The Girl Who Beat All Odds

Recently I almost had a blog-related meltdown since I received a bunch of ARC's and e-galleys (via Netgalley) that weren't going to be published for a while. I was originally really excited to have such interesting things to blog about (one is a cute crafting book) but then I realized that I couldn't blog about them until at the earliest, late July.

I finally dragged myself off to the library, where I checked out some interesting books (stay tuned!) and found out that there was a e-book lending service. According to a study that I read, 76 percent of libraries have e-book lending services but 62 percent of patrons are not aware of such services. Include me into that 62 percent, since I didn't know about them either.(Pew Internet and American Life) That said, my local library doesn't do that good of a job advertising that such services are available...
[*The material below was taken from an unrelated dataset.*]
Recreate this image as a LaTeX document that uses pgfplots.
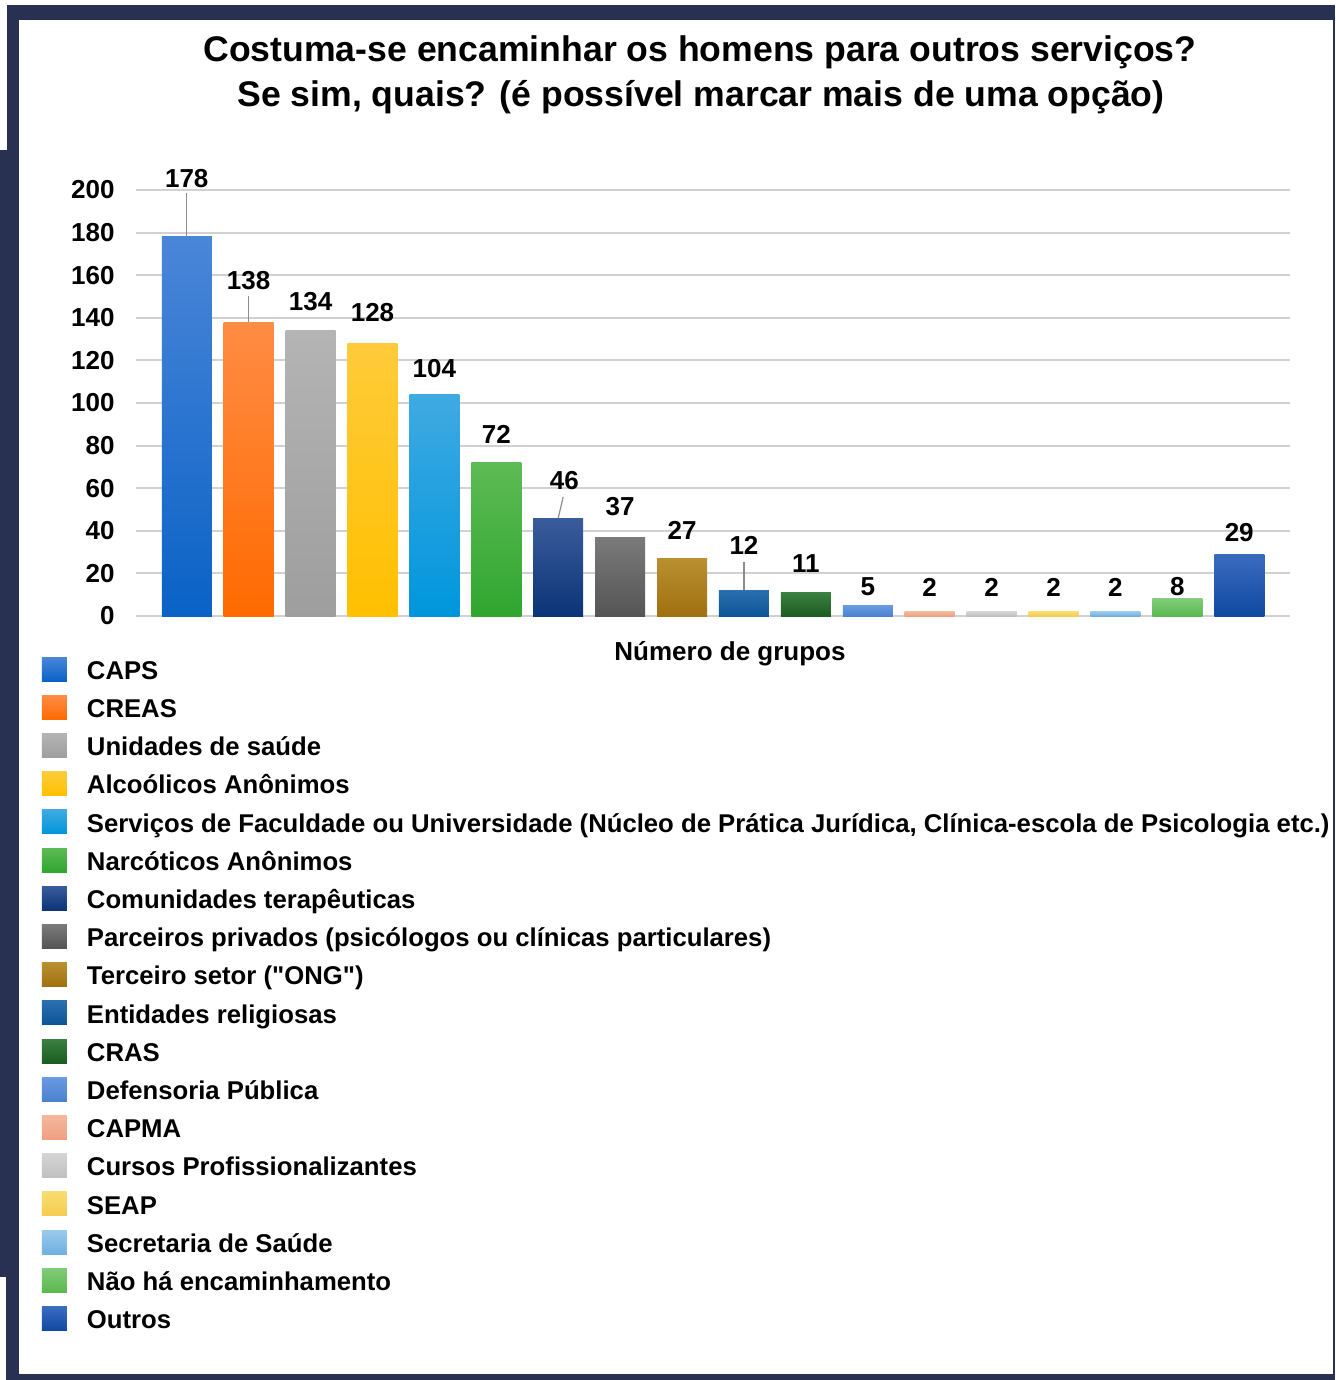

I checked out the e-book lending service and was a little disappointed. The amount of books was a little on the low side for my taste, and it didn't have a lot of recently released books. However, I did manage to place holds on a couple of interesting books, including The Girl With the Dragon Tattoo.
Girl With Dragon Tattoo


I'm finally hopping on the bandwagon, even though I've known about the books way before the movies (both American and Swedish) came out. I first knew about the books because of a TIME magazine article about Steig Larsson and the magazine wrote it in such a way that it sounded like the novels were going to be the next big thing, which they ended up becoming. Later, TIME published an article about the Swedish version of the movie, praising Noomi Rapace and mentioning that there was going to be an American reboot. Fast forward to last year, and Vogue magazine had done a cover article about Rooney Mara, who was the American actress for Lisbeth Salander, the main character in the novel.

From the articles, I had gathered a three of facts about the story.

1. Lisbeth was raped, which is detailed in a graphic scene in the novel.
2. Lisbeth has a relationship with a man who is old enough to be her father.
3. The book is very dark.

I thought about the three facts and I did not like any of the three facts. Fact number three I could deal with, but the others? Not so much.

However, with the release of the American movie, my classmates sneaking in to watch the movie (or something similar like that) and half the runways featuring models with black bowl cut hair, I knew something was up.

The Girl with the Dragon Tattoo is a mystery/thriller/crime novel that centralizes around a mystery that happened 36 years ago (in book time). The niece of a rich mangoes missing, and the man, Henrik Vanger, is sure that his niece was killed by one of his relatives. He hires Mikael Bloomkvist, a journalist that is facing libel case. Vanger knows that Bloomkvist cannot decline his offer since Bloomkvist is facing prison time and hefty fines, a sure demise to Bloomkvist's career. Along the way, Bloomkvist hires Lisbeth Salander, a twenty something young woman who is exceptionally good at investigating people. Needless to say, the characters find that the case isn't just a simple whodunit case.

The beginning of The Girl with the Dragon Tattoo was slow, in part due to the introduction of the characters. Most of the main characters are introduced, in their natural habitat, and it's a little dry. The real drama picks up nearly 100 pages into the novel (in my e-book edition), with the mystery. In between, there's a lot of politics and abuse undertones, which are explored. The darkness of the book, rape, abuse, murder, etc can be sure turnoffs for the book, however the novel is put together in such a way that the novel is more compelling to read.

The novel does not just stop when the mystery is solved (which is 100 pages [in my e-book edition] before the actual ending of the book) which is nice. [Potential Spoiler] The last 100 pages deals with the aftermath of Bloomkvist's career and how gets revenge against the person who nearly destroyed his journalism career.

End of spoiler. Anyhow, I liked how Lisbeth Salander was such a strong character and how she was portrayed. Lisbeth Salander is like a giant bag of flaws, since she's anti-social, abused, raped, institutionalized, etc, but it's from these flaws that she's made a compelling and unique character.

Though some scenes were borderline nightmarish, I am excited (and will place a hold for) the next novels in the trilogy.

Oh yes, don't forget to check if your library has a e-book lending service!